Every time a Bitcoiner goes out of their way to support a Bitcoin-only business, they reinforce the idea that Bitcoin deserves to have "sustained institutional respect".
As long as the Bitcoin community continues to use fiat (cuz muh convenience, bro), there will be "repeated boom/bust cycles driven by flashy but unsustainable plays".
The tension you speak of will not be resolved until the community itself decides to be pioneers and revolutionists. After all, if we can't even do it, I think it's safe to say the rest of the world will never do it either, and this is the most bearish thing for Bitcoin I can think of.
The core economic critique you’re raising is valid. A business’s first obligation is to create value in excess of the resources it consumes. That is the basic accountability mechanism of profit and loss. If an entity is persistently destroying capital while holding Bitcoin, the Bitcoin holding does not absolve that inefficiency. It is not a moral shield. The Bitcoin position performs identically outside of that structure without the drag of operating losses.
This is where a sober look at the “more Bitcoin companies is better” trope is necessary. In markets with differentiated products or services, multiple players make sense. In a narrow niche where the offering is essentially identical and the only distinguishing factor is leverage to Bitcoin’s price via balance sheet exposure, duplication simply fragments capital. Worse, it invites copycat strategies from weaker operators who have neither the discipline nor the market access to sustain the model. That erodes trust in the concept itself.
In some respects Saylor’s public stance attracts opportunists and financial engineers who want to mimic his play without the long term discipline or the scale advantage.
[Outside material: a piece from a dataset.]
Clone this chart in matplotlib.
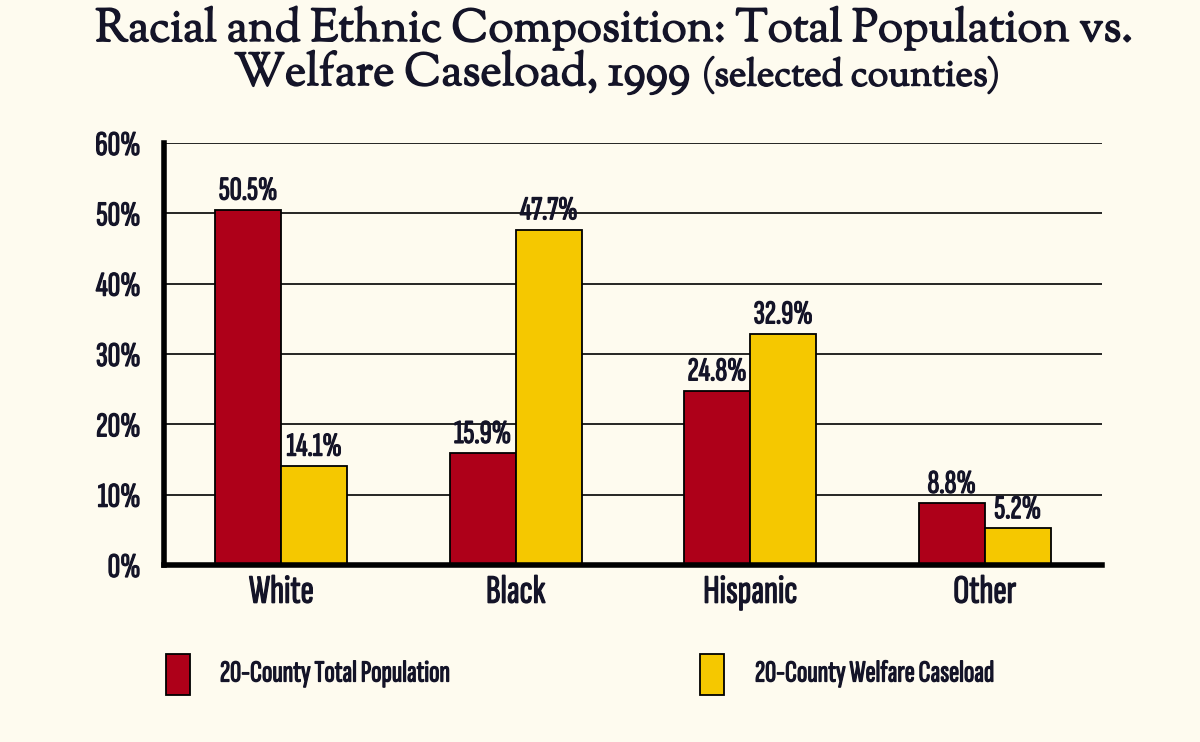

That’s not on him entirely but it is the unintended consequence of a highly visible strategy. The problem is that his interviews tend to blend genuine long term vision with rhetorical devices that gloss over why capital efficiency and actual value creation matter.
It is worth separating the evangelist role from the operator role. As an evangelist Saylor helps Bitcoin. As an operator his specific corporate moves may inspire distorted imitations that hurt Bitcoin’s reputation with capital allocators. That is a tension the Bitcoin ecosystem will need to resolve if it wants sustained institutional respect rather than repeated boom bust cycles driven by flashy but unsustainable plays.